# [MATERIAL]

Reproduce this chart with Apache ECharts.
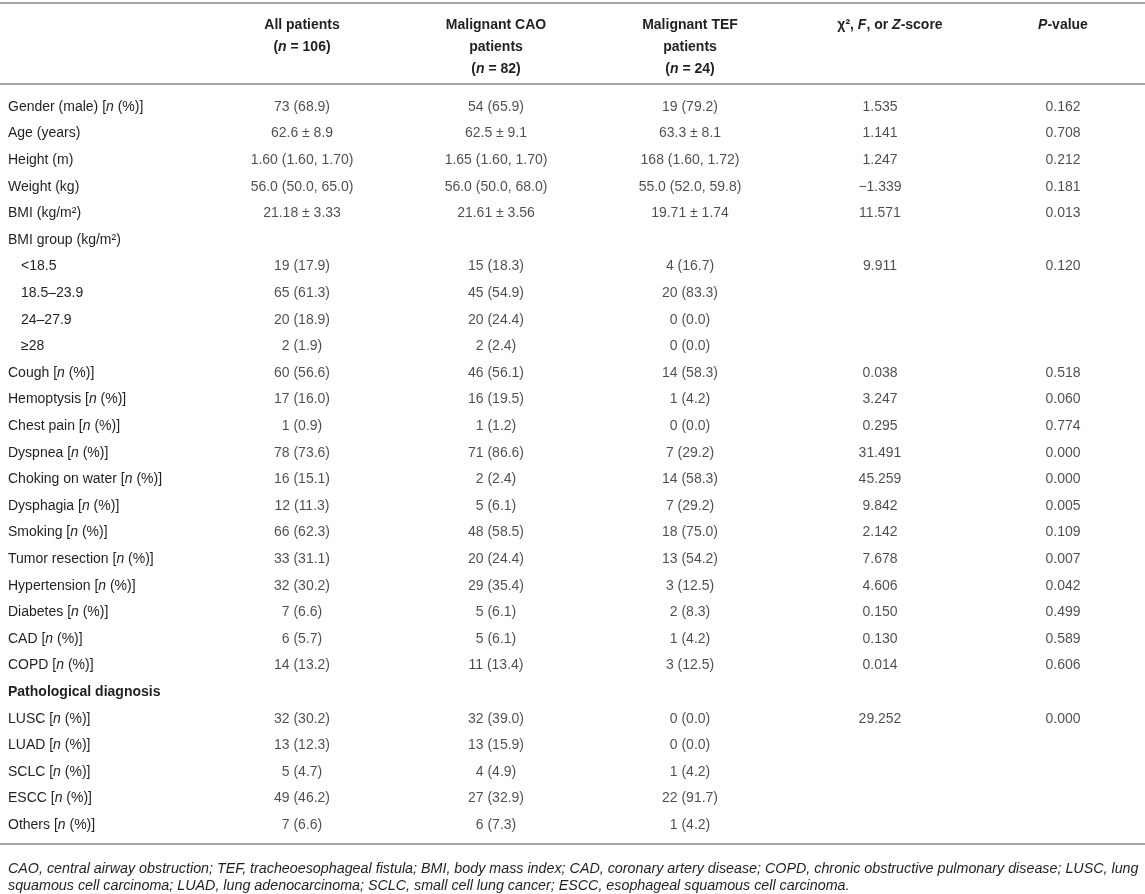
<!doctype html>
<html>
<head>
<meta charset="utf-8">
<title>Patient characteristics</title>
<script src="https://cdn.jsdelivr.net/npm/echarts@6/dist/echarts.min.js"></script>
<style>html,body{margin:0;padding:0;background:#fff;}</style>
</head>
<body>
<div id="chart" style="width:1145px;height:894px;"></div>
<script>
// ---- table content ----
var rowLabels = [
  'Gender (male) [n (%)]', 'Age (years)', 'Height (m)', 'Weight (kg)', 'BMI (kg/m²)',
  'BMI group (kg/m²)', '<18.5', '18.5–23.9', '24–27.9', '≥28',
  'Cough [n (%)]', 'Hemoptysis [n (%)]', 'Chest pain [n (%)]', 'Dyspnea [n (%)]',
  'Choking on water [n (%)]', 'Dysphagia [n (%)]', 'Smoking [n (%)]', 'Tumor resection [n (%)]',
  'Hypertension [n (%)]', 'Diabetes [n (%)]', 'CAD [n (%)]', 'COPD [n (%)]',
  'Pathological diagnosis', 'LUSC [n (%)]', 'LUAD [n (%)]', 'SCLC [n (%)]', 'ESCC [n (%)]', 'Others [n (%)]'
];
var bmiGroups = ['<18.5', '18.5–23.9', '24–27.9', '≥28'];
var sectionRows = ['Pathological diagnosis'];

var headers = [
  'All patients\n(n = 106)',
  'Malignant CAO\npatients\n(n = 82)',
  'Malignant TEF\npatients\n(n = 24)',
  'χ², F, or Z-score',
  'P-value'
];

var allPatients = [
  '73 (68.9)', '62.6 ± 8.9', '1.60 (1.60, 1.70)', '56.0 (50.0, 65.0)', '21.18 ± 3.33',
  '', '19 (17.9)', '65 (61.3)', '20 (18.9)', '2 (1.9)',
  '60 (56.6)', '17 (16.0)', '1 (0.9)', '78 (73.6)', '16 (15.1)', '12 (11.3)', '66 (62.3)', '33 (31.1)',
  '32 (30.2)', '7 (6.6)', '6 (5.7)', '14 (13.2)',
  '', '32 (30.2)', '13 (12.3)', '5 (4.7)', '49 (46.2)', '7 (6.6)'
];
var caoPatients = [
  '54 (65.9)', '62.5 ± 9.1', '1.65 (1.60, 1.70)', '56.0 (50.0, 68.0)', '21.61 ± 3.56',
  '', '15 (18.3)', '45 (54.9)', '20 (24.4)', '2 (2.4)',
  '46 (56.1)', '16 (19.5)', '1 (1.2)', '71 (86.6)', '2 (2.4)', '5 (6.1)', '48 (58.5)', '20 (24.4)',
  '29 (35.4)', '5 (6.1)', '5 (6.1)', '11 (13.4)',
  '', '32 (39.0)', '13 (15.9)', '4 (4.9)', '27 (32.9)', '6 (7.3)'
];
var tefPatients = [
  '19 (79.2)', '63.3 ± 8.1', '168 (1.60, 1.72)', '55.0 (52.0, 59.8)', '19.71 ± 1.74',
  '', '4 (16.7)', '20 (83.3)', '0 (0.0)', '0 (0.0)',
  '14 (58.3)', '1 (4.2)', '0 (0.0)', '7 (29.2)', '14 (58.3)', '7 (29.2)', '18 (75.0)', '13 (54.2)',
  '3 (12.5)', '2 (8.3)', '1 (4.2)', '3 (12.5)',
  '', '0 (0.0)', '0 (0.0)', '1 (4.2)', '22 (91.7)', '1 (4.2)'
];
var testStats = [
  '1.535', '1.141', '1.247', '−1.339', '11.571',
  '', '9.911', '', '', '',
  '0.038', '3.247', '0.295', '31.491', '45.259', '9.842', '2.142', '7.678',
  '4.606', '0.150', '0.130', '0.014',
  '', '29.252', '', '', '', ''
];
var pValues = [
  '0.162', '0.708', '0.212', '0.181', '0.013',
  '', '0.120', '', '', '',
  '0.518', '0.060', '0.774', '0.000', '0.000', '0.005', '0.109', '0.007',
  '0.042', '0.499', '0.589', '0.606',
  '', '0.000', '', '', '', ''
];
var columns = [allPatients, caoPatients, tefPatients, testStats, pValues];

var footnote = 'CAO, central airway obstruction; TEF, tracheoesophageal fistula; BMI, body mass index; CAD, coronary artery disease; COPD, chronic obstructive pulmonary disease; LUSC, lung\n' +
  'squamous cell carcinoma; LUAD, lung adenocarcinoma; SCLC, small cell lung cancer; ESCC, esophageal squamous cell carcinoma.';

// ---- layout ----
var FONT = 'Liberation Sans, Arial, Helvetica, sans-serif';
var TEXT = '#231f20';
var RULE = '#a6a6a6';
var colCenter = [302, 496, 690, 880, 1063];
var colWidth = 150;
var rowH = 26.6;
var bodyTop = 107 - rowH / 2;
var bodyH = rowH * rowLabels.length;

// italicise single-letter symbols (n, F, Z, P)
function italics(s) {
  return s.replace(/(^|[^A-Za-z])([nFZP])(?=[^A-Za-z]|$)/g, '$1{i|$2}');
}
function fmtRow(s) {
  if (sectionRows.indexOf(s) >= 0) return '{b|' + s + '}';
  if (bmiGroups.indexOf(s) >= 0) return '{ind|' + s + '}';
  return italics(s);
}

var grids = [{ left: 8, width: 200, top: bodyTop, height: bodyH }];
var xAxes = [{ gridIndex: 0, type: 'category', data: [''], show: false }];
var yAxes = [{
  gridIndex: 0, type: 'category', data: rowLabels, inverse: true,
  axisLine: { show: false }, axisTick: { show: false }, splitLine: { show: false },
  axisLabel: {
    inside: true, margin: 0, interval: 0, formatter: fmtRow,
    color: TEXT, fontFamily: FONT, fontSize: 14,
    rich: {
      i: { fontStyle: 'italic', color: TEXT, fontFamily: FONT, fontSize: 14 },
      b: { fontWeight: 'bold', color: TEXT, fontFamily: FONT, fontSize: 14 },
      ind: { padding: [0, 0, 0, 13], color: TEXT, fontFamily: FONT, fontSize: 14 }
    }
  }
}];
var series = [];

columns.forEach(function (vals, j) {
  var g = j + 1;
  grids.push({ left: colCenter[j] - colWidth / 2, width: colWidth, top: bodyTop, height: bodyH });
  xAxes.push({
    gridIndex: g, type: 'category', position: 'top', data: [headers[j]],
    axisLine: { show: false }, axisTick: { show: false }, splitLine: { show: false },
    axisLabel: {
      interval: 0, margin: 80, verticalAlign: 'top', lineHeight: 22,
      padding: j === 3 ? [0, 0, 0, 20] : 0,
      formatter: italics,
      color: TEXT, fontFamily: FONT, fontSize: 14, fontWeight: 'bold',
      rich: {
        i: { fontStyle: 'italic', fontWeight: 'bold', color: TEXT, fontFamily: FONT, fontSize: 14, lineHeight: 22 }
      }
    }
  });
  yAxes.push({ gridIndex: g, type: 'category', data: rowLabels, inverse: true, show: false });
  var data = [];
  rowLabels.forEach(function (r, i) {
    if (vals[i]) data.push([0, r, vals[i]]);
  });
  series.push({
    type: 'scatter', xAxisIndex: g, yAxisIndex: g, data: data,
    symbolSize: 1, itemStyle: { color: 'rgba(0,0,0,0)' }, silent: true,
    label: {
      show: true, position: 'inside',
      formatter: function (p) { return p.value[2]; },
      color: TEXT, fontFamily: FONT, fontSize: 14
    }
  });
});

var chart = echarts.init(document.getElementById('chart'));
chart.setOption({
  animation: false,
  backgroundColor: '#fff',
  title: {
    text: footnote, left: 3, top: 856,
    textStyle: { fontFamily: FONT, fontSize: 14.3, fontStyle: 'italic', fontWeight: 'normal', color: TEXT, lineHeight: 17 }
  },
  grid: grids,
  xAxis: xAxes,
  yAxis: yAxes,
  series: series,
  graphic: [
    { type: 'rect', shape: { x: 0, y: 2, width: 1145, height: 2 }, style: { fill: RULE } },
    { type: 'rect', shape: { x: 0, y: 83, width: 1145, height: 2 }, style: { fill: RULE } },
    { type: 'rect', shape: { x: 0, y: 843, width: 1145, height: 2 }, style: { fill: RULE } }
  ]
});
</script>
</body>
</html>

# [PROBLEM STATEMENT]
Copy nothing but the lines from the first one in the listing through the line with "var sectionRows = ['Pathological diagnosis'];", and omit the pictures.

# [RESULT]
Reproduce this chart with Apache ECharts.
<!doctype html>
<html>
<head>
<meta charset="utf-8">
<title>Patient characteristics</title>
<script src="https://cdn.jsdelivr.net/npm/echarts@6/dist/echarts.min.js"></script>
<style>html,body{margin:0;padding:0;background:#fff;}</style>
</head>
<body>
<div id="chart" style="width:1145px;height:894px;"></div>
<script>
// ---- table content ----
var rowLabels = [
  'Gender (male) [n (%)]', 'Age (years)', 'Height (m)', 'Weight (kg)', 'BMI (kg/m²)',
  'BMI group (kg/m²)', '<18.5', '18.5–23.9', '24–27.9', '≥28',
  'Cough [n (%)]', 'Hemoptysis [n (%)]', 'Chest pain [n (%)]', 'Dyspnea [n (%)]',
  'Choking on water [n (%)]', 'Dysphagia [n (%)]', 'Smoking [n (%)]', 'Tumor resection [n (%)]',
  'Hypertension [n (%)]', 'Diabetes [n (%)]', 'CAD [n (%)]', 'COPD [n (%)]',
  'Pathological diagnosis', 'LUSC [n (%)]', 'LUAD [n (%)]', 'SCLC [n (%)]', 'ESCC [n (%)]', 'Others [n (%)]'
];
var bmiGroups = ['<18.5', '18.5–23.9', '24–27.9', '≥28'];
var sectionRows = ['Pathological diagnosis'];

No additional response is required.